## Provided data
____________

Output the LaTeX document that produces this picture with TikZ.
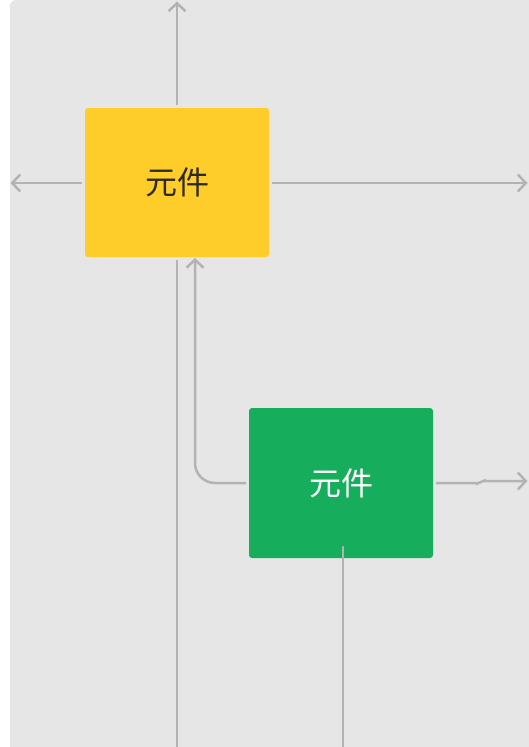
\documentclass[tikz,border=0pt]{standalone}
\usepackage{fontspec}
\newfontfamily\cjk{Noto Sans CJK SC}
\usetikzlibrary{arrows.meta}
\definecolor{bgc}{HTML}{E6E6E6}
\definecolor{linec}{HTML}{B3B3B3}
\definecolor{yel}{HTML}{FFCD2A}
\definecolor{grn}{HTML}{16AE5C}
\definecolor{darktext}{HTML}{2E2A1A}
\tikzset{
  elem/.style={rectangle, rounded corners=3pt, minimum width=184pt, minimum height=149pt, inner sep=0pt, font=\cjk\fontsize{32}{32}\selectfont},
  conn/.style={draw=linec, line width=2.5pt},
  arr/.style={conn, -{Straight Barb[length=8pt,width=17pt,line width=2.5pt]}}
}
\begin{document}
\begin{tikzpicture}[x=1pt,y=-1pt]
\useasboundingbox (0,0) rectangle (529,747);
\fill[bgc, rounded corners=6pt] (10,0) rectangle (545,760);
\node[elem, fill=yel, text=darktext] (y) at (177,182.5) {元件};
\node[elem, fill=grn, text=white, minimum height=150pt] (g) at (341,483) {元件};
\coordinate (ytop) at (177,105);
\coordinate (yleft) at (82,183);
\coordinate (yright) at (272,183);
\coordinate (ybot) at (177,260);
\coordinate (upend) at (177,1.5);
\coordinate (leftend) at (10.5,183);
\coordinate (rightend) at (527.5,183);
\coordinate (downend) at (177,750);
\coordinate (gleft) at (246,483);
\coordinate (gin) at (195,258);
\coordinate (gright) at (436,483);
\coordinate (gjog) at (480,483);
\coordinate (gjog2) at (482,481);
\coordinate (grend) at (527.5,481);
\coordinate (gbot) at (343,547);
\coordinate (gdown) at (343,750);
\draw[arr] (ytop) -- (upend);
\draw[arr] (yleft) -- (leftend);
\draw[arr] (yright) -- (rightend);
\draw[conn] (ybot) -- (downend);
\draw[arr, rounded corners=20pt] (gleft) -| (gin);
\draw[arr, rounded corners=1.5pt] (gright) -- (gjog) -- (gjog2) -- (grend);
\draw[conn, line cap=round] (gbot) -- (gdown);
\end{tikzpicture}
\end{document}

____________

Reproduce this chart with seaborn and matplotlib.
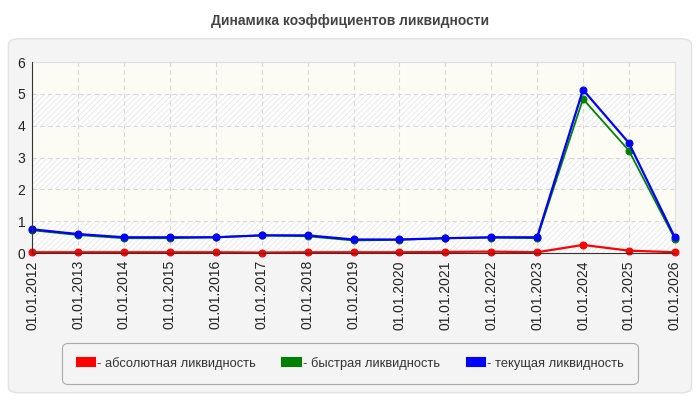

____________

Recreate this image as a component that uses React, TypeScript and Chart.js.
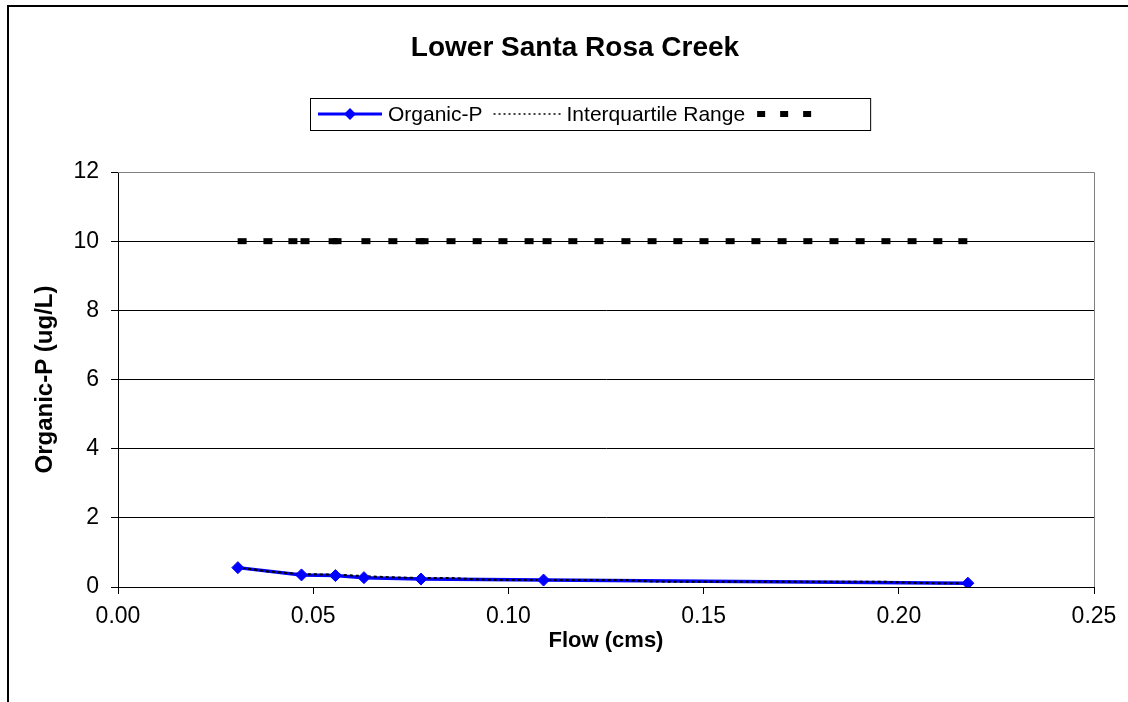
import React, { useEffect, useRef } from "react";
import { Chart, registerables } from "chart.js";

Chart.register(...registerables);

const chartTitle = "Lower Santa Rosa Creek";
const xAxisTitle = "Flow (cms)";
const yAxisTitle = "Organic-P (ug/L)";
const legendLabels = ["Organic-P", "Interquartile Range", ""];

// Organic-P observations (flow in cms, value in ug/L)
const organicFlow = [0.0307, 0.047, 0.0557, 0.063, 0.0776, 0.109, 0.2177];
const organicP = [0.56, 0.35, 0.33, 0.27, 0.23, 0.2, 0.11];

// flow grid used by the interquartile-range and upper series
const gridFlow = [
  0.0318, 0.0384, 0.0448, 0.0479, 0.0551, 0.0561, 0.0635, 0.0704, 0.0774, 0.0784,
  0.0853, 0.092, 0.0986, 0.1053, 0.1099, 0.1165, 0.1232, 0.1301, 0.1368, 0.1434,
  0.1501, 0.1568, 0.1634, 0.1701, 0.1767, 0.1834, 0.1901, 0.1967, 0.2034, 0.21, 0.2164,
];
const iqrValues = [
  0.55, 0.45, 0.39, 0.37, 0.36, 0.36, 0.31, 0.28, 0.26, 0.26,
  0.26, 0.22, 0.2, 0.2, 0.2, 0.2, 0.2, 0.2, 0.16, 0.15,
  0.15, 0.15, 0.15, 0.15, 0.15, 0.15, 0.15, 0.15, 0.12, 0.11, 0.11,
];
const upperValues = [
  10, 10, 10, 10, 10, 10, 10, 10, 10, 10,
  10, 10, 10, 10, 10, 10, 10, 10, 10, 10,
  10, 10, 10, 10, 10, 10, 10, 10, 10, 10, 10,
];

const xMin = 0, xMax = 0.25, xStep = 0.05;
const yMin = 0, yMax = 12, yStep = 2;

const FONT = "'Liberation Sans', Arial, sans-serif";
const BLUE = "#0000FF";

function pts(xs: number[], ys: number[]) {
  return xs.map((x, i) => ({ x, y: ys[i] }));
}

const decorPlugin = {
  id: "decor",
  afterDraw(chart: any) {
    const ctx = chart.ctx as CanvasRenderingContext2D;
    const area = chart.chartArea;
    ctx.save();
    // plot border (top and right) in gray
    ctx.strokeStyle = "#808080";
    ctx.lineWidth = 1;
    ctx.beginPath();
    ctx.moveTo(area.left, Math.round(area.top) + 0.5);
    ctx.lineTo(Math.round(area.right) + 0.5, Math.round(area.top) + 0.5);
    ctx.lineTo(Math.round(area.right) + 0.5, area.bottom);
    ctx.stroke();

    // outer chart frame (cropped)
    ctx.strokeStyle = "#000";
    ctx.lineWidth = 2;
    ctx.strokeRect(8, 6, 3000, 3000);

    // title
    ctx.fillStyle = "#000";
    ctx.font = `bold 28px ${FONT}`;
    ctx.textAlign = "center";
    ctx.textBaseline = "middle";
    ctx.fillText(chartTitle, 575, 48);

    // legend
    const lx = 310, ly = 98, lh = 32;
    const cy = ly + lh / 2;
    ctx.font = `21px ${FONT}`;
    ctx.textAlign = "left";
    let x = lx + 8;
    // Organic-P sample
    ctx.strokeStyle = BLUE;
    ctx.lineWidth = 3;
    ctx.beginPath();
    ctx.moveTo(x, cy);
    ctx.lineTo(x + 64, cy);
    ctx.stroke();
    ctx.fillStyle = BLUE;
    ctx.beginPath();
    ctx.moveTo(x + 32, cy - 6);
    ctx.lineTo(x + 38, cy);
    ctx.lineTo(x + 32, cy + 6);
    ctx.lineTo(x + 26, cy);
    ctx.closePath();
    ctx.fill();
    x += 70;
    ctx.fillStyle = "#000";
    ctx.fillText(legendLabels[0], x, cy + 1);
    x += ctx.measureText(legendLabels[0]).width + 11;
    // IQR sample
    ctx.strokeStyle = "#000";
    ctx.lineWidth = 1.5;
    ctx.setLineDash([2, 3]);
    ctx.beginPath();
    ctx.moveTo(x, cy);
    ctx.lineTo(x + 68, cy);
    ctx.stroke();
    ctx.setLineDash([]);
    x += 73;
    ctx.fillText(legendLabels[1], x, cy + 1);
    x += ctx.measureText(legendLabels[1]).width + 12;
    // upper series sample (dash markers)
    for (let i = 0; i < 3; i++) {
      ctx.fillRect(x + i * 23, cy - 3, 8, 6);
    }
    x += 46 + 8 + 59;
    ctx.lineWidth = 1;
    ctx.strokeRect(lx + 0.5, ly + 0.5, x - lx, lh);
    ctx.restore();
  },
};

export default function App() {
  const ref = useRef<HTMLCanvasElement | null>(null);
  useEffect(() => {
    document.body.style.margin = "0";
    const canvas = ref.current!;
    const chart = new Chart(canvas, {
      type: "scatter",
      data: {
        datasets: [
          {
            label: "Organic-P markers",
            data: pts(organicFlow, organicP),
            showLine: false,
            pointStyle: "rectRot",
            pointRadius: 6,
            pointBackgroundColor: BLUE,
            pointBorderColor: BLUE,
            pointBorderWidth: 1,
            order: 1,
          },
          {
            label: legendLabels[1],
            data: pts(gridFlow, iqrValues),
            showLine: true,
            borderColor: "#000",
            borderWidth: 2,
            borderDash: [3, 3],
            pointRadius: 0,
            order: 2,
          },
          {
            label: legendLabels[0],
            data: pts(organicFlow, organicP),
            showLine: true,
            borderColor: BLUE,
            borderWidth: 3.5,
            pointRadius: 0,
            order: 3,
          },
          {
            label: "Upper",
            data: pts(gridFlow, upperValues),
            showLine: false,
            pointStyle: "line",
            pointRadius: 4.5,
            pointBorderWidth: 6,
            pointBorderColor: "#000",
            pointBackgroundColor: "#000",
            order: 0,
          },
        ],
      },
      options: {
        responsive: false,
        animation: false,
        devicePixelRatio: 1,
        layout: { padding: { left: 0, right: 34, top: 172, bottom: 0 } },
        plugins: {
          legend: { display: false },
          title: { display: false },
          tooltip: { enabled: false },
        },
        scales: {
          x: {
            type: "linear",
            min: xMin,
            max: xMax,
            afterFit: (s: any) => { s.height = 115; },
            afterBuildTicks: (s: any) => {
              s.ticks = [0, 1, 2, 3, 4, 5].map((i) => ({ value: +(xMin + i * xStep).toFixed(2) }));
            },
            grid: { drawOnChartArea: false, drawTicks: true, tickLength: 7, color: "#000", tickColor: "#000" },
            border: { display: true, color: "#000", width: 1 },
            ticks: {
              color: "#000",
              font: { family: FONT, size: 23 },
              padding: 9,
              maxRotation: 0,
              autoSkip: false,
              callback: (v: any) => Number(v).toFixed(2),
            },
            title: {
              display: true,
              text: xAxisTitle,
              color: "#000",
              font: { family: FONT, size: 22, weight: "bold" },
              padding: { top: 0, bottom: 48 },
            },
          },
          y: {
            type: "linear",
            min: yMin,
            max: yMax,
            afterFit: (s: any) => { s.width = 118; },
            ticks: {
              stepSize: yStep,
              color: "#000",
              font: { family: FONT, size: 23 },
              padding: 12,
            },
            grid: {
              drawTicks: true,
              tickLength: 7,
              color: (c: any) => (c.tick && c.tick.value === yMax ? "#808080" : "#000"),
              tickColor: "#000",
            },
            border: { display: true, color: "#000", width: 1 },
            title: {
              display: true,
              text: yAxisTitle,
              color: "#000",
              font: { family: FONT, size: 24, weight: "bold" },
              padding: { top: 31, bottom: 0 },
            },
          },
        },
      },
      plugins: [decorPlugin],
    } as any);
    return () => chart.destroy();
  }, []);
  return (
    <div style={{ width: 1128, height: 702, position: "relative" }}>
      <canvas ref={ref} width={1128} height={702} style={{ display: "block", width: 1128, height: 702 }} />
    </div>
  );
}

____________

## Requirements
Only lines with the word "that" are wanted, so copy each one from the records.

## Task solution
Output the LaTeX document that produces this picture with TikZ.
Recreate this image as a component that uses React, TypeScript and Chart.js.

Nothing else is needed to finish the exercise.